The other part of the card represented data that did not change on a week-by-week basis, “master data.” This master data went on another reel of tape and was called, remarkably, the master data file. When you wanted to run an application program, you first had to get the correct master file (versioning was a big deal) and the correct transaction file. Then you mounted those files and another blank tape on three tape drives, and started the program. The prevailing paradigm was to sort the master file and the transaction file into the same order and process them sequentially, creating the output (paychecks) as well as writing an updated master file onto the blank tape.
Most programs still relied on an offset of a number of characters from the beginning of each record to understand where the data was and what it meant. Because knowledge of this data was in the computer program itself, most of the knowledge of the data was there as well.
The existence of this master file was the beginning of the idea of shared data. An employee master file might be used by the payroll department as well as the HR department. Might have been. Usually wasn’t. There were mechanisms that gave names to the offsets in the records. Mostly, these were “copy books” which were usually chunks of the front part of the Cobol program. In principle, these could be shared between departments who wished to use shared data. Usually this did not happen in practice.
Indexed Files
With the invention of the disk drive1, we could have master data that was permanently “mounted.” These files had indexes (ISAM and VSAM were popular) that allowed direct access to any record. There was a bit of data sharing, but not as much as you would think. The inventory system kept the inventory master file, the payroll system kept the employee master file, etc.
Databases, Metadata, & Schemas
Databases created a more public and shared view of the data being managed. This was true with the hierarchical and codasyl databases, which were mostly proprietary. This more shared view increased with the advent of relational databases, and especially SQL. It was an open and shared grammar, playing the role of a lingua franca for database access. Not only could many programs share data tables, they did not even have to be written in the same programming language. Database access was now mediated through SQL.
The first generation of “databased” systems were re-creations of the systems that had preceded them. Old habits die hard. If you had a tape-based inventory system, there was a good chance you replaced it with a VSAM inventory system, which you eventually replaced with a relational database inventory system. It was going to take a while before “materials management” came into the lexicon.

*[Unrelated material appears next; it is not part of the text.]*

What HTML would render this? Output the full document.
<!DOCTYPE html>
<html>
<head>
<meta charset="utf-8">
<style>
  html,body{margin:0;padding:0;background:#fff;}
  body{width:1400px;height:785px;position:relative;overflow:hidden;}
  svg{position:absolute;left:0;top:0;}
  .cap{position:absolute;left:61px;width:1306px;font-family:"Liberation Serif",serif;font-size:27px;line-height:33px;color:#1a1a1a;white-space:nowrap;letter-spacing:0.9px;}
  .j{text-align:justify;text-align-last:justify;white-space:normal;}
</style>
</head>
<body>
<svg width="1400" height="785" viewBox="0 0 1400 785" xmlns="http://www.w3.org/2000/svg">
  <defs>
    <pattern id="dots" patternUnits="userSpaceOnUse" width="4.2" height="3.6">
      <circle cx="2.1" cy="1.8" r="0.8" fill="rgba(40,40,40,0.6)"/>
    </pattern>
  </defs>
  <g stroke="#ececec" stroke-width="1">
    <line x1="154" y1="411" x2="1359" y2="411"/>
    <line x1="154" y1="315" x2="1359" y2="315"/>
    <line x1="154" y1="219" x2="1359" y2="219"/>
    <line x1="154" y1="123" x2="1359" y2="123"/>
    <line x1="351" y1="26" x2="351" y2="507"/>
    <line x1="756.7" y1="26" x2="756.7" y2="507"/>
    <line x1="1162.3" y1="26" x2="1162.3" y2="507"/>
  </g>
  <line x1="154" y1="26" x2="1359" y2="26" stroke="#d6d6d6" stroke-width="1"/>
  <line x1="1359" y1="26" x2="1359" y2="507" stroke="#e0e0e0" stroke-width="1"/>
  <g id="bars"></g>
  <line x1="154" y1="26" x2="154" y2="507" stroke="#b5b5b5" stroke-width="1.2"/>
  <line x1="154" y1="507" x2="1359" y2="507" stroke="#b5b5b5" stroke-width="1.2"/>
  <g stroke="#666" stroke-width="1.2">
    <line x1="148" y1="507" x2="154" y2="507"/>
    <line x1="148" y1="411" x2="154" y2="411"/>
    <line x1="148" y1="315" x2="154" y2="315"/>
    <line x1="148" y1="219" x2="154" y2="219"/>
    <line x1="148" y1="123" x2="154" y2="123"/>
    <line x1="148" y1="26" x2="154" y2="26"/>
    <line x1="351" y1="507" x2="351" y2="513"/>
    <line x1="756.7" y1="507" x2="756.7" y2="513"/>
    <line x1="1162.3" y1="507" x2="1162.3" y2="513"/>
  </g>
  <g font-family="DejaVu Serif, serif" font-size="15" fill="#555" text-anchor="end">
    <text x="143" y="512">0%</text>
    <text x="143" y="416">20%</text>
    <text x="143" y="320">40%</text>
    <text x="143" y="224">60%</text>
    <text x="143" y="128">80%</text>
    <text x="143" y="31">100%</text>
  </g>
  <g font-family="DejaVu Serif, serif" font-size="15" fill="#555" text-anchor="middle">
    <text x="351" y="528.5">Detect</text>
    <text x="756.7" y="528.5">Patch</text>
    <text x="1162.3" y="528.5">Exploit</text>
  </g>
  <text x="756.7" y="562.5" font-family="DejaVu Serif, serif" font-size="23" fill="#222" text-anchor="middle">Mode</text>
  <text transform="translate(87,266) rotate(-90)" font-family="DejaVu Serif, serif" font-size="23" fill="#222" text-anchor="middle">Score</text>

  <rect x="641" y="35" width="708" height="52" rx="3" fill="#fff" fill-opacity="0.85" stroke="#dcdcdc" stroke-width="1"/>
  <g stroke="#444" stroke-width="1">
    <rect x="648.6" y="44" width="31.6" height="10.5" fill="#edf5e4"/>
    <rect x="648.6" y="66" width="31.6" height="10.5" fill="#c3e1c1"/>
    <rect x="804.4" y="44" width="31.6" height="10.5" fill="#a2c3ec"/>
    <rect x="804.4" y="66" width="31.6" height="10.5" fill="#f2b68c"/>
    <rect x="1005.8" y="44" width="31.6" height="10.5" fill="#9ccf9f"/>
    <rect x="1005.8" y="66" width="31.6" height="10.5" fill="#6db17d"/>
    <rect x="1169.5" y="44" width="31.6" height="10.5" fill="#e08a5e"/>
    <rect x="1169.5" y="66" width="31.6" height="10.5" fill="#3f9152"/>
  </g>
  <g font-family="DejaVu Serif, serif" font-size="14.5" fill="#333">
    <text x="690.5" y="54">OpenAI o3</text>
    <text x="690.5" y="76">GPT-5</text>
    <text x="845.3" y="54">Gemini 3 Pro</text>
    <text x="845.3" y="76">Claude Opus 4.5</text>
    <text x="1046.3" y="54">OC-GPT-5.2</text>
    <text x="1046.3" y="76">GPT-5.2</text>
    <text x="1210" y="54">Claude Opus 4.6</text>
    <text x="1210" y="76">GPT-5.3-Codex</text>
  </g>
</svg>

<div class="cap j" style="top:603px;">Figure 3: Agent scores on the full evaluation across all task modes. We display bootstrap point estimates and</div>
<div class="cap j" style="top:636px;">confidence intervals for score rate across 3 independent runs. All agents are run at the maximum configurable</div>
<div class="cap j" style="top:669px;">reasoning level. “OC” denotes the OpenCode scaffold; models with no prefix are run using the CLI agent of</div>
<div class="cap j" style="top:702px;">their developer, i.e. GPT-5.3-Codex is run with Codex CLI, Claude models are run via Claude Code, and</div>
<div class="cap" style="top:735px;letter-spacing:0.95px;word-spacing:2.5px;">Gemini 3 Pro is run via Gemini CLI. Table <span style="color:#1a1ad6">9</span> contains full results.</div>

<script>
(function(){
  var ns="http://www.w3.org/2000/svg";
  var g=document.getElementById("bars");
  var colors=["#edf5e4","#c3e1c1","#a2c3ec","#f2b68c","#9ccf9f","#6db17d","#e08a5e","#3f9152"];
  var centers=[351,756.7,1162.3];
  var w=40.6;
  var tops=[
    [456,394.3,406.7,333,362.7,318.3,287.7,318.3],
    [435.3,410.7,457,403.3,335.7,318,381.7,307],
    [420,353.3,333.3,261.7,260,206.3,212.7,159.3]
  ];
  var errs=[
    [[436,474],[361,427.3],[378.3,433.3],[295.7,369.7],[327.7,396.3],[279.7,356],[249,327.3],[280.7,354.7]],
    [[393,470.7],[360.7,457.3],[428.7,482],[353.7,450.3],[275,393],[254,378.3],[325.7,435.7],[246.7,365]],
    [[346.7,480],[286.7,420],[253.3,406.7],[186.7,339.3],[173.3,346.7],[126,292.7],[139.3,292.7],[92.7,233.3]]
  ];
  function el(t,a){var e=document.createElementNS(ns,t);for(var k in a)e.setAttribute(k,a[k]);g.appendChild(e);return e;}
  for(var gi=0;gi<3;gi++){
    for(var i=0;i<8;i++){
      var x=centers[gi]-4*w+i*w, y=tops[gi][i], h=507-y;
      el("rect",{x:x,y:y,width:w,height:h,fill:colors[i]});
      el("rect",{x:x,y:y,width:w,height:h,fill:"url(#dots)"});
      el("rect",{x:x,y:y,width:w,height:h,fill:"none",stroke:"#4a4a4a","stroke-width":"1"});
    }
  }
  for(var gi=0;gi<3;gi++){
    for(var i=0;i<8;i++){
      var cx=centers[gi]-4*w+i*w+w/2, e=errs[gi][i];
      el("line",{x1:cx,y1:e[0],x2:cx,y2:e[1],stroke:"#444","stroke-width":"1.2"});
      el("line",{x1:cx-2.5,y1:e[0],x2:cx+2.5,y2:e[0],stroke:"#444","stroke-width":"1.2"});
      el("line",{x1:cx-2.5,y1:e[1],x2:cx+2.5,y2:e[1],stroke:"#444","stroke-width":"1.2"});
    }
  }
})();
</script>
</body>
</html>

The other thing that databases brought with them was the idea of metadata and schemas. Metadata2 for a database is primarily the information about the tables and columns: what are they called? How are they related? What can you put in each field? This existed in a primitive form prior to the database, but came to its fore in the database era.
Integrated Systems
The database systems were creating silos. For the most part, each application had its own database. This was causing a huge amount of “interfacing” (writing code to move data from one database to another). In the 80’s, people started seeing the potential for integrating more functions through shared data. Inventory and Purchasing could share product data. Accounts Payable and Purchasing could share vendor data.
Initially companies added functionality (application programs) to existing systems, and (if they were lucky) achieved integration incrementally. This was possible to do if you had written both the applications and databases, you had documented knowledge of the systems, and you had skilled programmers who could make the changes in a predictable amount of time.

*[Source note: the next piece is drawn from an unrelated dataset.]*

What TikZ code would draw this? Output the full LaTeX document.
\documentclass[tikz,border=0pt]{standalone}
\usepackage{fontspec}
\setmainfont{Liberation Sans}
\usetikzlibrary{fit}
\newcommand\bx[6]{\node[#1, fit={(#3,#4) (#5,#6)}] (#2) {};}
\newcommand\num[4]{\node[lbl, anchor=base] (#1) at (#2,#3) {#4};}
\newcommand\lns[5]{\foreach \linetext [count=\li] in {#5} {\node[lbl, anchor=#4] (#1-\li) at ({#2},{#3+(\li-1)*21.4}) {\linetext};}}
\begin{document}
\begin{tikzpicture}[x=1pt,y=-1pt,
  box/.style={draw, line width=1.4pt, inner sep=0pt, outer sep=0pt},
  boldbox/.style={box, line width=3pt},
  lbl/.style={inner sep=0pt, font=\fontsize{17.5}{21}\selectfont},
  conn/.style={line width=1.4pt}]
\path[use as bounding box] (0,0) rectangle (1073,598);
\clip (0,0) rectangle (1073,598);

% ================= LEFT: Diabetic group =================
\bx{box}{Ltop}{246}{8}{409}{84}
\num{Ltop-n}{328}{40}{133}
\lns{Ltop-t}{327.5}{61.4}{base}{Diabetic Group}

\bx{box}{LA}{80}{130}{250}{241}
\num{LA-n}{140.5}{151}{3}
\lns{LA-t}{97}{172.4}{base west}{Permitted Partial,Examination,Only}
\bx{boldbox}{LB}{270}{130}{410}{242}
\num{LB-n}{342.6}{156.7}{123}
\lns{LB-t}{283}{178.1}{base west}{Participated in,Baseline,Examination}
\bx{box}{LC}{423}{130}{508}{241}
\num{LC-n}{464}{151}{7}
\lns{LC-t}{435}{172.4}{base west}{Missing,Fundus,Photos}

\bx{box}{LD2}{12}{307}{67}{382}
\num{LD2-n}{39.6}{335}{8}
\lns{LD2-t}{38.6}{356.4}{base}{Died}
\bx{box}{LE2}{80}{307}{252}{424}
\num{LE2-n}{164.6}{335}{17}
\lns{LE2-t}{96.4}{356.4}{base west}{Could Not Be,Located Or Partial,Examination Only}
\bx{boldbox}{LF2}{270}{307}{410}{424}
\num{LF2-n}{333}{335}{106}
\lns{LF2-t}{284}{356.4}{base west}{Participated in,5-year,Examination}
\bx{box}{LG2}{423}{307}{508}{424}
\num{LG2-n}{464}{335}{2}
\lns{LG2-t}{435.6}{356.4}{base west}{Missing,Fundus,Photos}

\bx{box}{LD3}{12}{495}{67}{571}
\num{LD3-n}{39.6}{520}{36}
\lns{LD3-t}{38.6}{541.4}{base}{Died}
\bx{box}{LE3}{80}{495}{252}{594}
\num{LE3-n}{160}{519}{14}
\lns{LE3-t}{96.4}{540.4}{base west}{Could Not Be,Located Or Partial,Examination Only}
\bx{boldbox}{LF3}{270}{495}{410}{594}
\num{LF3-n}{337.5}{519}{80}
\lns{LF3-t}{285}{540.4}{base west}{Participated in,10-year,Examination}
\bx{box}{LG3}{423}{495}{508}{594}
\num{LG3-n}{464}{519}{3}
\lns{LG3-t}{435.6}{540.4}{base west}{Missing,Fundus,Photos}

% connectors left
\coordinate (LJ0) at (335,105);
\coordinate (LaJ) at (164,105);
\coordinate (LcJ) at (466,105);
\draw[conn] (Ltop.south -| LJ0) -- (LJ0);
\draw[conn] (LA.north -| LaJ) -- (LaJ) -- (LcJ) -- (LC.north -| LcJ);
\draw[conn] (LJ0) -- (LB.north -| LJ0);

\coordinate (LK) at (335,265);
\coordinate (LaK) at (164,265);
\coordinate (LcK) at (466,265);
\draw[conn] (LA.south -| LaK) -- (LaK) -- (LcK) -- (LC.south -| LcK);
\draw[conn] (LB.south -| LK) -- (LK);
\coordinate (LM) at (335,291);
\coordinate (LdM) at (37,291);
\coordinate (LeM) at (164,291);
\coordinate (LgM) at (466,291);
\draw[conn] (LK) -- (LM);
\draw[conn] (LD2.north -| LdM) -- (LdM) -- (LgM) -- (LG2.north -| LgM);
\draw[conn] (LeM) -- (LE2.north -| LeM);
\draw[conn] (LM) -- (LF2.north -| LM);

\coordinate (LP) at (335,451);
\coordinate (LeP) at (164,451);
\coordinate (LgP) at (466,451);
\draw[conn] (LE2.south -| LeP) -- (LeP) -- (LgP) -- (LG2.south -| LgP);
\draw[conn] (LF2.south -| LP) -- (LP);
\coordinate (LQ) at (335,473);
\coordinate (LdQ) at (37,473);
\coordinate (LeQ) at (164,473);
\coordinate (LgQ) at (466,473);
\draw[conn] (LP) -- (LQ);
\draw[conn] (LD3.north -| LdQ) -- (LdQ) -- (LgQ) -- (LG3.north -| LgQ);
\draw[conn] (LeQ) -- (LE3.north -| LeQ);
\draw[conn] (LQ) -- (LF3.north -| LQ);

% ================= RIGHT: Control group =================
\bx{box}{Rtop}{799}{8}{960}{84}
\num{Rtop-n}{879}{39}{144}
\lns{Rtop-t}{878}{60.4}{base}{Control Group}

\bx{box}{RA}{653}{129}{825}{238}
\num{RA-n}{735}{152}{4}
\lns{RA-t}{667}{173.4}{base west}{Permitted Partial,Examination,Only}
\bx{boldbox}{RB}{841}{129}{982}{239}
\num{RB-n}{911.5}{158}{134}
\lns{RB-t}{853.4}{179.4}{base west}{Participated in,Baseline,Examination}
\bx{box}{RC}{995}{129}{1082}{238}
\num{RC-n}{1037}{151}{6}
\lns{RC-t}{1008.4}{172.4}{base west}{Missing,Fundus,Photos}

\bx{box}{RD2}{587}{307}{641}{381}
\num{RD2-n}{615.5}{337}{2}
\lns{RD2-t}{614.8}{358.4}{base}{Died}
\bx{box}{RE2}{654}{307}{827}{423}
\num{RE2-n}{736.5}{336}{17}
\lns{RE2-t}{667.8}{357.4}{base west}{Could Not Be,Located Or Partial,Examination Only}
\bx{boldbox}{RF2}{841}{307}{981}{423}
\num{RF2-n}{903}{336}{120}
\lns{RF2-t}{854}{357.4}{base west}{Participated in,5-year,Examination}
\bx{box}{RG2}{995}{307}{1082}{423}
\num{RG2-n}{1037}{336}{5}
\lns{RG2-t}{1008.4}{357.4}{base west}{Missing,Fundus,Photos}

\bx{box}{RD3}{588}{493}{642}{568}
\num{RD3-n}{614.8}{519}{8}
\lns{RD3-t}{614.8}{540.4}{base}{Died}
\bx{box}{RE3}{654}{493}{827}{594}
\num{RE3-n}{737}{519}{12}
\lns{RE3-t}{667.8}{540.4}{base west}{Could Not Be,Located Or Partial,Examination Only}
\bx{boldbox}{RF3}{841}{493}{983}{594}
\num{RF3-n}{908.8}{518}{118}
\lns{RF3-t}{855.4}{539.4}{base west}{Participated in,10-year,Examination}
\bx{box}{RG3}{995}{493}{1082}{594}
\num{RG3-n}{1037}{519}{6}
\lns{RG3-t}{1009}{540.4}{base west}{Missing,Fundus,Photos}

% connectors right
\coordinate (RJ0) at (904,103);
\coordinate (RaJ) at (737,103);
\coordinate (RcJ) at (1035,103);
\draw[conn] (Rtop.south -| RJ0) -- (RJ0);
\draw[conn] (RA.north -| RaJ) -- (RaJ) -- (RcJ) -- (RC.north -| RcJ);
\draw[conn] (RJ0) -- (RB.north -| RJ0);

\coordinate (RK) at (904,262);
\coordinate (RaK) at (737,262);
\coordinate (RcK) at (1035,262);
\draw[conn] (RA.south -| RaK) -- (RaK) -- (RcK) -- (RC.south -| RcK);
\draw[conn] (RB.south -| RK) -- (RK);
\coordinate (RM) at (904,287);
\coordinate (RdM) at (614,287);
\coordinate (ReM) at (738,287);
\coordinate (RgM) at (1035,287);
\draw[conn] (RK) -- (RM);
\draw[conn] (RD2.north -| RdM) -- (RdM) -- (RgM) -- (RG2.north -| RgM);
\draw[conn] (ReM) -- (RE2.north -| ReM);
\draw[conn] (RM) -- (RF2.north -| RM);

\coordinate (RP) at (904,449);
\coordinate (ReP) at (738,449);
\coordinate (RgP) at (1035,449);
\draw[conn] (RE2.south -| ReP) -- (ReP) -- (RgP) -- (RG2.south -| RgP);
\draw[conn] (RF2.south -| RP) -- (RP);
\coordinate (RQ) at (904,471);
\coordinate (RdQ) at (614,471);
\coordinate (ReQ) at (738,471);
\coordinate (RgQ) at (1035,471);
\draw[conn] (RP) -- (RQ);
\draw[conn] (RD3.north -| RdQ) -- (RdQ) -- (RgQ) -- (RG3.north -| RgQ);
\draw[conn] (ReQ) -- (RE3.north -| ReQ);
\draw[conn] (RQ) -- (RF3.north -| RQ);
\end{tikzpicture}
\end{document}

Eventually the software vendors got into this business. They discovered that the more functions they could bundle onto one database, the more RFPs they could win.
ERP System
The logical extension of this thought process was the ERP (Enterprise Resource Planning) system. “If we could just get all our enterprise data into one integrated system, it would be the holy grail. We would eliminate all interfacing.” This sounded so good.
The problem was, with the technology of the time, covering all functionality for all types of industries required a huge amount of complexity. The average SAP (the premier ERP vendor) installation has 90,000 tables. There are over 1 million attributes (columns) on all those tables.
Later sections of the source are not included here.